Well, now that the shock of that event has sort of died down for me, I should get back to work (and well, they all say that trying to get back to normal life is a good way of getting over such an event), and so here I am writing where I left off last time, and figuring out that another interesting problem has come up with the plan I came up with for dealing with C extensions and giving them the power to call Arcueid bytecode while at the same time preserving the multitasking semantics of the Arcueid  thread scheduler. And so here I am, tumbling down the rabbit hole, which winds up going much deeper than I anticipated. Several requirements, each of them seemingly very simple by themselves, have combined to increase the complexity of the Arcueid interpreter further than I expected:

  1. It should be possible to call Arcueid bytecode from within C code,
  2. Pre-emptive multitasking should be possible by means of a green thread scheduler: execution of bytecode invoked by a C extension should also be subject to this scheduler, and
  3. The garbage collector is a concurrent garbage collector scheduled itself as though it were a thread in the green thread scheduler.
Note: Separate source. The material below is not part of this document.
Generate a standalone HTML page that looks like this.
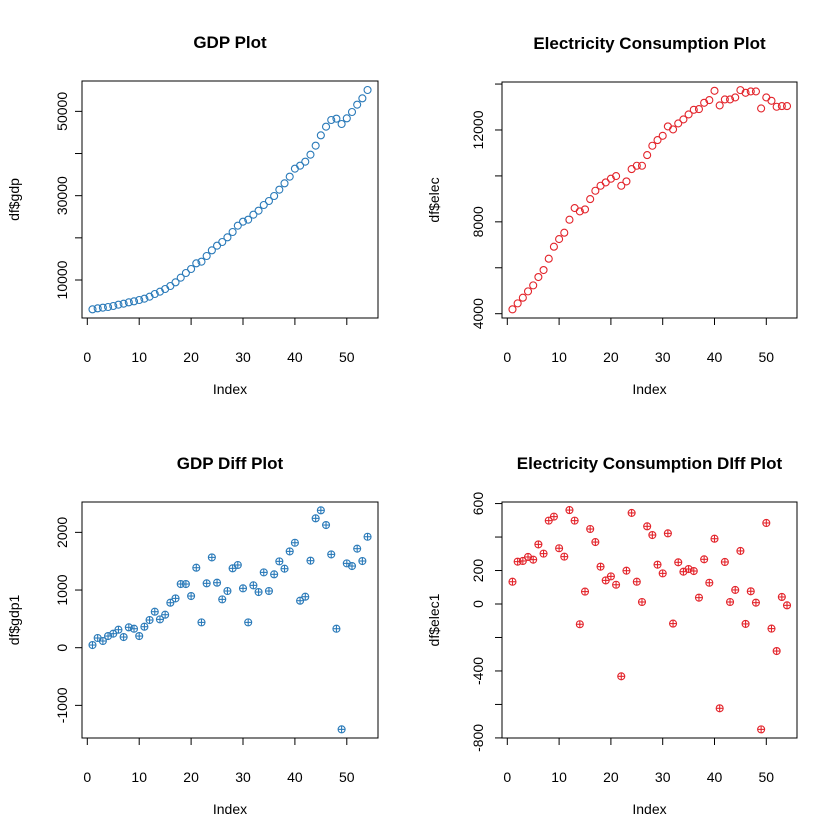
<!DOCTYPE html>
<html><head><meta charset="utf-8"><style>
body{margin:0;background:#fff}
svg{display:block;font-family:"Liberation Sans",sans-serif}
</style></head><body>
<svg id="c" width="840" height="840" viewBox="0 0 840 840" xmlns="http://www.w3.org/2000/svg"></svg>
<script>
const index = Array.from({length:54},(_, i)=>i+1);
const gdp = [3040,3277,3436,3594,3831,4147,4384,4700,4937,5254,5570,6044,6677,7230,7863,8575,9444,10551,11658,12607,13952,14347,15691,17035,18142,19012,20119,21384,22887,23835,24310,25496,26445,27789,28738,29926,31425,32928,34510,36407,37119,38068,39728,41863,44314,46370,47951,48268,47003,48347,49850,51589,53091,55068];
const elec = [4189,4450,4696,4972,5233,5596,5901,6394,6917,7250,7526,8092,8600,8455,8542,8991,9354,9572,9717,9877,9993,9572,9760,10297,10442,10442,10907,11313,11560,11748,12155,12024,12285,12459,12677,12880,12909,13185,13301,13707,13069,13330,13330,13417,13736,13620,13678,13678,12938,13417,13272,13011,13040,13040];
const gdp1 = [46,168,116,202,243,312,185,353,329,202,364,480,624,491,572,780,855,1104,1104,896,1387,439,1116,1566,1127,838,983,1376,1434,1029,439,1081,965,1306,983,1272,1497,1370,1670,1820,815,884,1509,2243,2382,2127,1618,329,-1416,1462,1416,1717,1503,1924];
const elec1 = [133,253,257,281,265,356,301,498,522,333,283,561,498,-121,74,448,370,223,141,165,115,-432,199,544,133,12,464,412,235,183,422,-117,249,193,209,197,38,267,127,390,-623,251,12,84,317,-119,76,8,-749,484,-147,-281,42,-8];
const xTicks = [0,10,20,30,40,50];
const gdpTicks = [10000,20000,30000,40000,50000];
const gdpLabels = [10000,30000,50000];
const elecTicks = [4000,6000,8000,10000,12000,14000];
const elecLabels = [4000,8000,12000];
const gdp1Ticks = [-1000,0,1000,2000];
const gdp1Labels = [-1000,0,1000,2000];
const elec1Ticks = [-800,-600,-400,-200,0,200,400,600];
const elec1Labels = [-800,-400,0,200,600];

const NS="http://www.w3.org/2000/svg";
const svg=document.getElementById('c');
function mk(t,a,p){const e=document.createElementNS(NS,t);for(const k in a)e.setAttribute(k,a[k]);(p||svg).appendChild(e);return e;}

const panels=[
 {name:'gdp-plot',title:'GDP Plot',ylab:'df$gdp',data:gdp,col:'#2a7ab9',plus:false,
  L:82,R:378,T:81,B:318,x0:87.3,xs:5.19,yv0:10000,yp0:280,ys:0.004216,yt:gdpTicks,yl:gdpLabels,ylx:62,yllx:14},
 {name:'electricity-plot',title:'Electricity Consumption Plot',ylab:'df$elec',data:elec,col:'#e3242b',plus:false,
  L:502,R:797,T:82,B:318,x0:507.3,xs:5.18,yv0:4000,yp0:313.7,ys:0.022965,yt:elecTicks,yl:elecLabels,ylx:478,yllx:434},
 {name:'gdp-diff-plot',title:'GDP Diff Plot',ylab:'df$gdp1',data:gdp1,col:'#2a7ab9',plus:true,
  L:82,R:378,T:502,B:738,x0:87.3,xs:5.19,yv0:0,yp0:647.7,ys:0.05767,yt:gdp1Ticks,yl:gdp1Labels,ylx:62,yllx:14},
 {name:'electricity-diff-plot',title:'Electricity Consumption DIff Plot',ylab:'df$elec1',data:elec1,col:'#e3242b',plus:true,
  L:502,R:797,T:502,B:738,x0:507.3,xs:5.18,yv0:0,yp0:604,ys:0.1674,yt:elec1Ticks,yl:elec1Labels,ylx:478,yllx:434}
];

panels.forEach(p=>{
 const g=mk('g',{});
 
 
 const X=v=>p.x0+v*p.xs, Y=v=>p.yp0-(v-p.yv0)*p.ys;
 const box=mk('rect',{x:p.L,y:p.T,width:p.R-p.L,height:p.B-p.T,fill:'none',stroke:'#000','stroke-width':1},g);
 
 
 const t=mk('text',{x:(p.L+p.R)/2,y:p.T-33,'text-anchor':'middle','font-size':17,'font-weight':'bold'},g);
 t.textContent=p.title;
 
 
 const xa=mk('g',{stroke:'#000','stroke-width':1},g);
 
 
 mk('line',{x1:X(xTicks[0]),x2:X(xTicks[xTicks.length-1]),y1:p.B,y2:p.B},xa);
 xTicks.forEach(v=>{
  mk('line',{x1:X(v),x2:X(v),y1:p.B,y2:p.B+7},xa);
  const tl=mk('text',{x:X(v),y:p.B+44,'text-anchor':'middle','font-size':14,stroke:'none'},g);
  tl.textContent=v;
  
  
 });
 const xl=mk('text',{x:(p.L+p.R)/2,y:p.B+76,'text-anchor':'middle','font-size':14},g);
 xl.textContent='Index';
 
 
 const ya=mk('g',{stroke:'#000','stroke-width':1},g);
 
 
 mk('line',{x1:p.L,x2:p.L,y1:Y(p.yt[0]),y2:Y(p.yt[p.yt.length-1])},ya);
 p.yt.forEach(v=>mk('line',{x1:p.L-7,x2:p.L,y1:Y(v),y2:Y(v)},ya));
 p.yl.forEach(v=>{
  const yy=Y(v);
  const tl=mk('text',{x:p.ylx+5,y:yy,'text-anchor':'middle','font-size':14,transform:`rotate(-90 ${p.ylx+5} ${yy})`},g);
  tl.textContent=v;
  
  
 });
 const cy=(p.T+p.B)/2;
 const yl=mk('text',{x:p.yllx+5,y:cy,'text-anchor':'middle','font-size':14,transform:`rotate(-90 ${p.yllx+5} ${cy})`},g);
 yl.textContent=p.ylab;
 
 
 const pts=mk('g',{stroke:p.col,fill:'none','stroke-width':1.1},g);
 
 
 p.data.forEach((v,i)=>{
  const cx=X(index[i]), cyy=Y(v);
  const c=mk('circle',{cx:cx,cy:cyy,r:3.5},pts);
  
  
  if(p.plus){
   mk('line',{x1:cx-3.5,x2:cx+3.5,y1:cyy,y2:cyy},pts);
   mk('line',{x1:cx,x2:cx,y1:cyy-3.5,y2:cyy+3.5},pts);
  }
 });
});
</script>
</body></html>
The first requirement means that we have to have continuations that can restore execution to some point in C code. The second requirement means that these continuations must have essentially indefinite extent, and the third requirement means that any Arcueid values which are local to the C function and any C function that might have called it must also be examined by the garbage collector if the continuation it generated is seen in a garbage collection cycle.

Which of course makes this whole business messy in the extreme. Any continuations that contain saved stacks which are seen from the root set must now be inspected for Arcueid values, and should be marked accordingly by the garbage collector. This means that Arcueid values must then be recognizable as such from within a saved stack frame. I don’t know if this comes up as a problem in Guile, which also uses the stack copying technique I’m trying to implement, but trying to study the code of their interpreter is probably not such a good use of my time.

Well, the simplest way to do this would be to prefix a block of all Arcueid values within every C function with some fixed magic number which should be easy for my code to recognize. Follow it by the number of values within the block, and then end it with yet another magic number just to be sure. The garbage collector looks for the pattern of opening magic number, number of values, actual values, then closing magic number. We can set this up by defining a bunch of macros that must be used every time C code has at least one value in its local variables. Of course, not using these macros will cause problems if they are not used, and there’s a lot of old C code in the interpreter that needs to be amended. I’ll basically have to go over every function I ever wrote, but I guess that this was bound to happen sooner or later. Obviously this should be done for every function except those in the garbage collector itself.

Another possible way would be to save the difference between the address of a value and the bottom of the stack in a variable local to a thread. When a continuation is made from within C code, this variable gets cleared. Only trouble is, when a function returns, it must also remove the values it added from the list, and I don’t think I can write macros that do it efficiently.

Anyone out there with better ideas, or perhaps even thoughts on how better to approach this problem than this way, I’m listening.